■ Task details
Return each line of the listing below, unchanged, and omit the images.

■ Data provided
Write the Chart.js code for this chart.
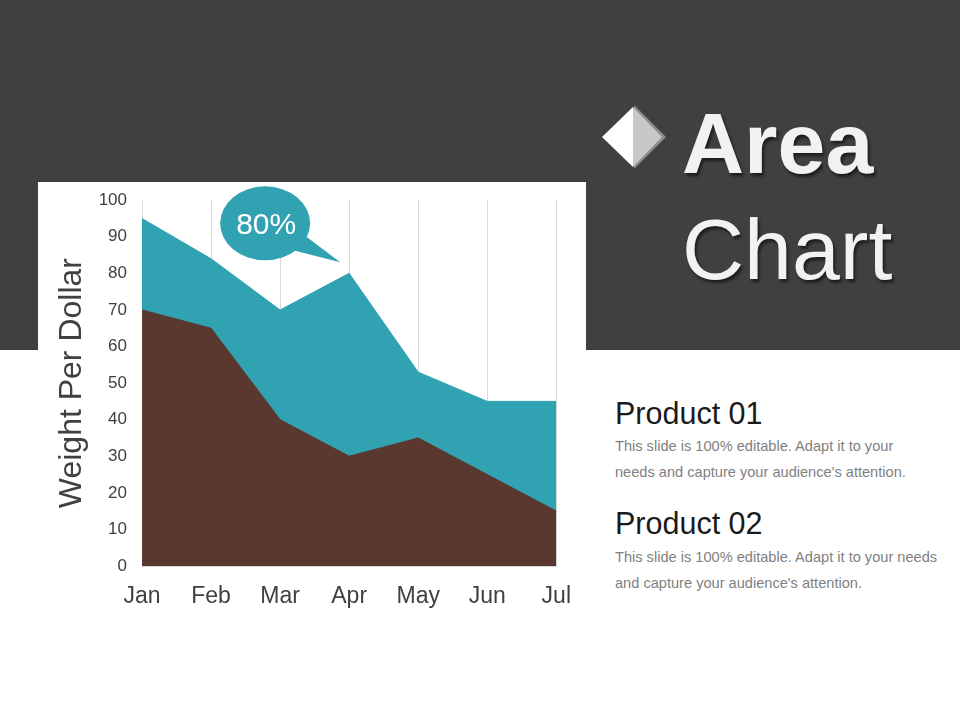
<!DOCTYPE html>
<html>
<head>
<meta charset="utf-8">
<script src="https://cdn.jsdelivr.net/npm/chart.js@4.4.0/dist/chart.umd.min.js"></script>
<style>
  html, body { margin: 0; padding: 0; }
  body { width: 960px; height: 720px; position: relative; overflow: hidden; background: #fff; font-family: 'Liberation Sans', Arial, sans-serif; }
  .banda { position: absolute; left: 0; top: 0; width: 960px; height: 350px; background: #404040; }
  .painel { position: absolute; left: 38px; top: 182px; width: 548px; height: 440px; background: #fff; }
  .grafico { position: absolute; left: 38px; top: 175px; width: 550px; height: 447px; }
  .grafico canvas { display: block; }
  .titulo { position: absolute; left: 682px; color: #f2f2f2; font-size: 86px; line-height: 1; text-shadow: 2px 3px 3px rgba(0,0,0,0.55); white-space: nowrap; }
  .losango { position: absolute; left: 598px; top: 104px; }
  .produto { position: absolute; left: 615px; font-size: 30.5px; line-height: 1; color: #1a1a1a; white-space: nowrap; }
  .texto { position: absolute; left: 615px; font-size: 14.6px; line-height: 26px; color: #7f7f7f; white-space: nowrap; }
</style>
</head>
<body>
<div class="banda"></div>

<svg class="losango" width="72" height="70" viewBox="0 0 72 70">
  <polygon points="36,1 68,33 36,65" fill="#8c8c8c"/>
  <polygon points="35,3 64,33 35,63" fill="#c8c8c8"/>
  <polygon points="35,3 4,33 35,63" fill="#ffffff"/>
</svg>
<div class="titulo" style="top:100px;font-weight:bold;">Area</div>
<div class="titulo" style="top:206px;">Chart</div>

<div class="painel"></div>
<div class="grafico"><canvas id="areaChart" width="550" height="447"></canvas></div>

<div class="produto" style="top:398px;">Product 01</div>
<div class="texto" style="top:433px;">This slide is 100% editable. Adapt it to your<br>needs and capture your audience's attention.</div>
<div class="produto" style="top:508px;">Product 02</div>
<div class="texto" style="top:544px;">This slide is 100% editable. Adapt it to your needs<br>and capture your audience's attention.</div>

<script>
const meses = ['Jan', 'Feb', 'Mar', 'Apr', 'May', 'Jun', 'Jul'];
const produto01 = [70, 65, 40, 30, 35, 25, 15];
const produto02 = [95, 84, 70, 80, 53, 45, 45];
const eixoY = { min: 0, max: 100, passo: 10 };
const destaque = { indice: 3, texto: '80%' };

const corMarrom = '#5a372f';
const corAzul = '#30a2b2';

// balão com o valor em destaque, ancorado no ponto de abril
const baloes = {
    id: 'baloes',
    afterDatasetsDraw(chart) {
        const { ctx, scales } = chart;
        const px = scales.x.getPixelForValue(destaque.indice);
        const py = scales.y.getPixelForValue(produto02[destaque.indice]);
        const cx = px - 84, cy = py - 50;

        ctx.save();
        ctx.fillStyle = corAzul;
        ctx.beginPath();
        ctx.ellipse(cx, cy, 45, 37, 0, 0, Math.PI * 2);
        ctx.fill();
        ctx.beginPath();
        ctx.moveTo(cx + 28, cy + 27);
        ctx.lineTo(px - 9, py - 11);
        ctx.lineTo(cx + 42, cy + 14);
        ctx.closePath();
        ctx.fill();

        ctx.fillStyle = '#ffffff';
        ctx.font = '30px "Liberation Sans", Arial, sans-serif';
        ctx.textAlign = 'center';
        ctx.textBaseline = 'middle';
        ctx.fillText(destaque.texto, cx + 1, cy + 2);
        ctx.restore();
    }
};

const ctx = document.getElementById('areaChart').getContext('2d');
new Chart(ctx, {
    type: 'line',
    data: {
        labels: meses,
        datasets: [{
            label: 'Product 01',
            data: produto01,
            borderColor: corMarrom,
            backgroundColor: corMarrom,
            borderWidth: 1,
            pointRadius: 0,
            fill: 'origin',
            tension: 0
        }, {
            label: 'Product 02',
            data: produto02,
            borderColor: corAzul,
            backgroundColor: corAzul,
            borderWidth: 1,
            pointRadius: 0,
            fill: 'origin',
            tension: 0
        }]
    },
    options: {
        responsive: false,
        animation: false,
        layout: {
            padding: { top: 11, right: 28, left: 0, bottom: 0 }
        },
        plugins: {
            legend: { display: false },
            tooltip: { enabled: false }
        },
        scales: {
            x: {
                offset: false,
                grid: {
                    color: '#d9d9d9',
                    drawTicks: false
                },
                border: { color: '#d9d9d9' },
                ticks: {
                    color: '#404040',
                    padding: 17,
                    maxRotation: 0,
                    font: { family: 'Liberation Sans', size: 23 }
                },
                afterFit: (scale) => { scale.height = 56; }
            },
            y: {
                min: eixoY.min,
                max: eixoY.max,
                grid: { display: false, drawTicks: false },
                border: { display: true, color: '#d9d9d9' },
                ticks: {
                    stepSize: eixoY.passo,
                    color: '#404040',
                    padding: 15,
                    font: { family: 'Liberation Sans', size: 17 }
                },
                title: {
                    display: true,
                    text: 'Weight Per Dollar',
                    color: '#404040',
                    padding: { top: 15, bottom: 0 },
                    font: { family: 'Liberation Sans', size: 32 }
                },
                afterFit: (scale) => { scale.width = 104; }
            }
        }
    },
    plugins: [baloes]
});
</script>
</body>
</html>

■ Answer to the task
Write the Chart.js code for this chart.
<!DOCTYPE html>
<html>
<head>
<meta charset="utf-8">
<script src="https://cdn.jsdelivr.net/npm/chart.js@4.4.0/dist/chart.umd.min.js"></script>
<style>
  html, body { margin: 0; padding: 0; }
  body { width: 960px; height: 720px; position: relative; overflow: hidden; background: #fff; font-family: 'Liberation Sans', Arial, sans-serif; }
  .banda { position: absolute; left: 0; top: 0; width: 960px; height: 350px; background: #404040; }
  .painel { position: absolute; left: 38px; top: 182px; width: 548px; height: 440px; background: #fff; }
  .grafico { position: absolute; left: 38px; top: 175px; width: 550px; height: 447px; }
  .grafico canvas { display: block; }
  .titulo { position: absolute; left: 682px; color: #f2f2f2; font-size: 86px; line-height: 1; text-shadow: 2px 3px 3px rgba(0,0,0,0.55); white-space: nowrap; }
  .losango { position: absolute; left: 598px; top: 104px; }
  .produto { position: absolute; left: 615px; font-size: 30.5px; line-height: 1; color: #1a1a1a; white-space: nowrap; }
  .texto { position: absolute; left: 615px; font-size: 14.6px; line-height: 26px; color: #7f7f7f; white-space: nowrap; }
</style>
</head>
<body>
<div class="banda"></div>

<svg class="losango" width="72" height="70" viewBox="0 0 72 70">
  <polygon points="36,1 68,33 36,65" fill="#8c8c8c"/>
  <polygon points="35,3 64,33 35,63" fill="#c8c8c8"/>
  <polygon points="35,3 4,33 35,63" fill="#ffffff"/>
</svg>
<div class="titulo" style="top:100px;font-weight:bold;">Area</div>
<div class="titulo" style="top:206px;">Chart</div>

<div class="painel"></div>
<div class="grafico"><canvas id="areaChart" width="550" height="447"></canvas></div>

<div class="produto" style="top:398px;">Product 01</div>
<div class="texto" style="top:433px;">This slide is 100% editable. Adapt it to your<br>needs and capture your audience's attention.</div>
<div class="produto" style="top:508px;">Product 02</div>
<div class="texto" style="top:544px;">This slide is 100% editable. Adapt it to your needs<br>and capture your audience's attention.</div>

<script>
const meses = ['Jan', 'Feb', 'Mar', 'Apr', 'May', 'Jun', 'Jul'];
const produto01 = [70, 65, 40, 30, 35, 25, 15];
const produto02 = [95, 84, 70, 80, 53, 45, 45];
const eixoY = { min: 0, max: 100, passo: 10 };
const destaque = { indice: 3, texto: '80%' };

const corMarrom = '#5a372f';
const corAzul = '#30a2b2';

// balão com o valor em destaque, ancorado no ponto de abril
const baloes = {
    id: 'baloes',
    afterDatasetsDraw(chart) {
        const { ctx, scales } = chart;
        const px = scales.x.getPixelForValue(destaque.indice);
        const py = scales.y.getPixelForValue(produto02[destaque.indice]);
        const cx = px - 84, cy = py - 50;

        ctx.save();
        ctx.fillStyle = corAzul;
        ctx.beginPath();
        ctx.ellipse(cx, cy, 45, 37, 0, 0, Math.PI * 2);
        ctx.fill();
        ctx.beginPath();
        ctx.moveTo(cx + 28, cy + 27);
        ctx.lineTo(px - 9, py - 11);
        ctx.lineTo(cx + 42, cy + 14);
        ctx.closePath();
        ctx.fill();

        ctx.fillStyle = '#ffffff';
        ctx.font = '30px "Liberation Sans", Arial, sans-serif';
        ctx.textAlign = 'center';
        ctx.textBaseline = 'middle';
        ctx.fillText(destaque.texto, cx + 1, cy + 2);
        ctx.restore();
    }
};

const ctx = document.getElementById('areaChart').getContext('2d');
new Chart(ctx, {
    type: 'line',
    data: {
        labels: meses,
        datasets: [{
            label: 'Product 01',
            data: produto01,
            borderColor: corMarrom,
            backgroundColor: corMarrom,
            borderWidth: 1,
            pointRadius: 0,
            fill: 'origin',
            tension: 0
        }, {
            label: 'Product 02',
            data: produto02,
            borderColor: corAzul,
            backgroundColor: corAzul,
            borderWidth: 1,
            pointRadius: 0,
            fill: 'origin',
            tension: 0
        }]
    },
    options: {
        responsive: false,
        animation: false,
        layout: {
            padding: { top: 11, right: 28, left: 0, bottom: 0 }
        },
        plugins: {
            legend: { display: false },
            tooltip: { enabled: false }
        },
        scales: {
            x: {
                offset: false,
                grid: {
                    color: '#d9d9d9',
                    drawTicks: false
                },
                border: { color: '#d9d9d9' },
                ticks: {
                    color: '#404040',
                    padding: 17,
                    maxRotation: 0,
                    font: { family: 'Liberation Sans', size: 23 }
                },
                afterFit: (scale) => { scale.height = 56; }
            },
            y: {
                min: eixoY.min,
                max: eixoY.max,
                grid: { display: false, drawTicks: false },
                border: { display: true, color: '#d9d9d9' },
                ticks: {
                    stepSize: eixoY.passo,
                    color: '#404040',
                    padding: 15,
                    font: { family: 'Liberation Sans', size: 17 }
                },
                title: {
                    display: true,
                    text: 'Weight Per Dollar',
                    color: '#404040',
                    padding: { top: 15, bottom: 0 },
                    font: { family: 'Liberation Sans', size: 32 }
                },
                afterFit: (scale) => { scale.width = 104; }
            }
        }
    },
    plugins: [baloes]
});
</script>
</body>
</html>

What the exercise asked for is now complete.